Improving communication between co-parents

The emotional scars that linger after a child custody battle may never heal. One parent may strongly resent the other for all of the things that were said during the dispute, and there may be unhappiness over the final decision that was reached in the case by the courts.

Parents know that they need to work together for the sake of the children, but, one may be unwilling to let go of the hurt feelings that they experienced during the custody determination. This post discusses some of the things that you can do if your co-parent is making life difficult for you and the kids. 

Avoid getting stuck in minor arguments

This may sound like exactly what was happening during your relationship or marriage. The smallest things become big deals because your former partner will not let them go. You have to recognize these traps, and minimize the discussions that you have about these issues.

If the other side wants to take their frustrations over the custody battle out on you, limit your conversations solely to matters about the children.

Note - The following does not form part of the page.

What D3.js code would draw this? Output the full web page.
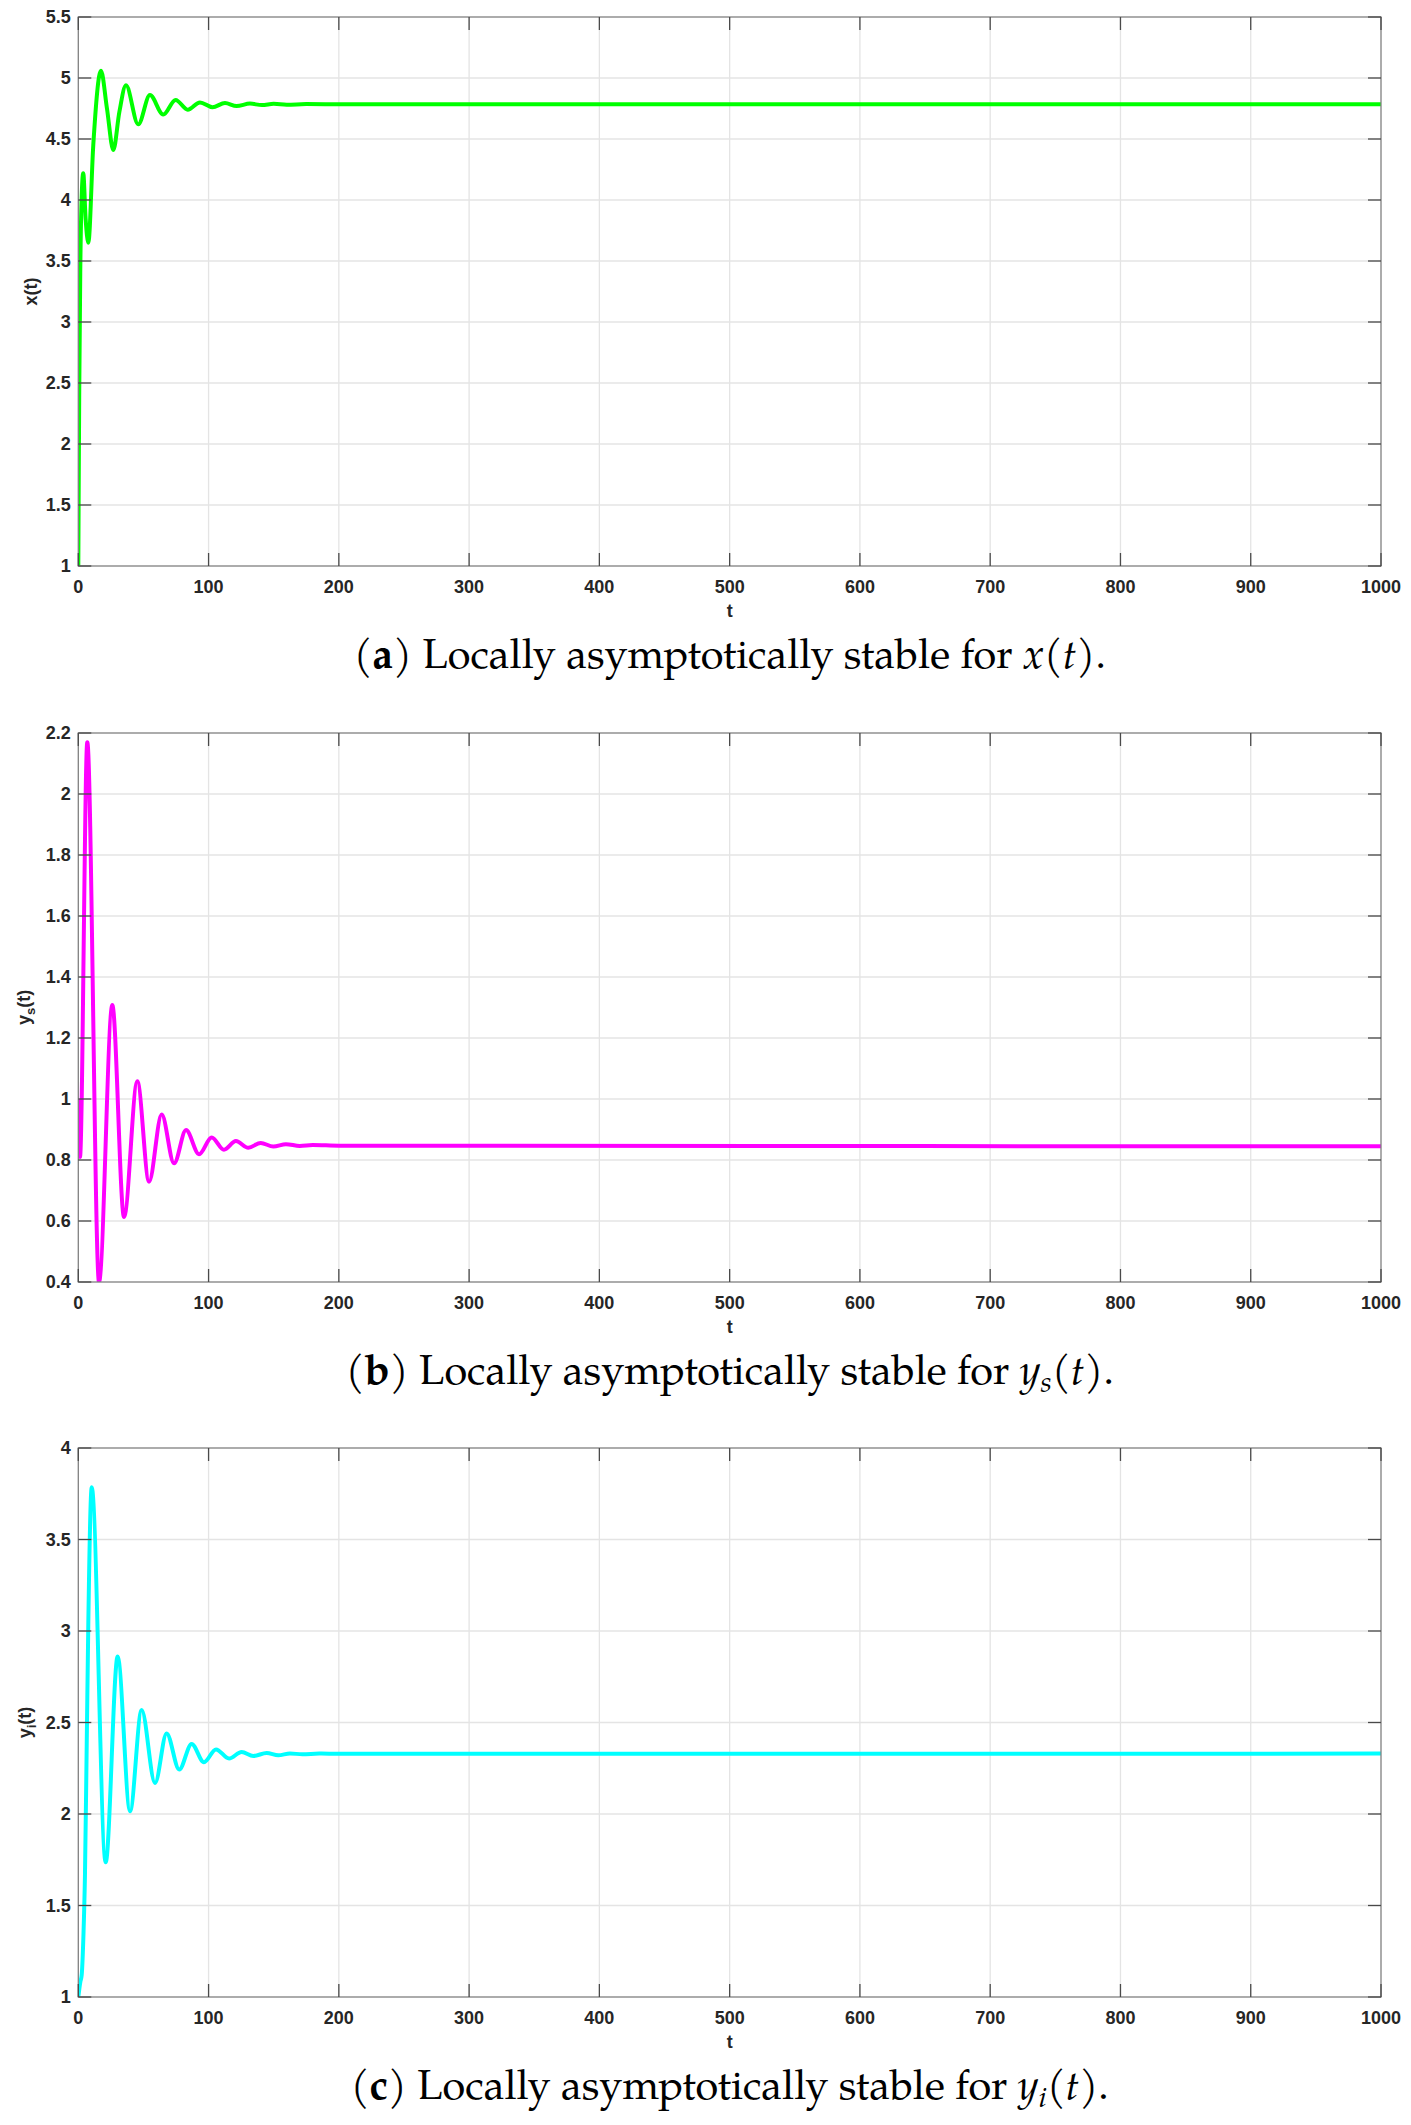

If he or she wishes to talk about things that are making them upset, ask them to send an email or text, because this can help prevent outbursts in public, in front of the kids, during pick-ups and drop offs.

Always keep the focus on the best interests of the kids

You yourself may be dealing with some unresolved feelings over the end of the relationship. You have to remember that taking out your anger on the other party or your kids will accomplish absolutely nothing in the long run.

Your main concern should be the welfare of your children. You have to do what you can to limit the potential impact that the divorce or break-up has upon them. This can help them move through the process along with you, and leave you all in a much better place emotionally.

If the problems persist, find a professional to help

Maybe the other side will not stop arguing about everything. Perhaps he or she is fighting decisions that you are allowed to make on behalf of the child. You may need to consult a parenting coordinator to help facilitate communication and improve the co-parenting situation.

In some cases, these disputes may need you to revisit your custody agreement. If you feel it is necessary to make changes to your custody arrangement, speak to an experienced attorney to determine if those options are available to you.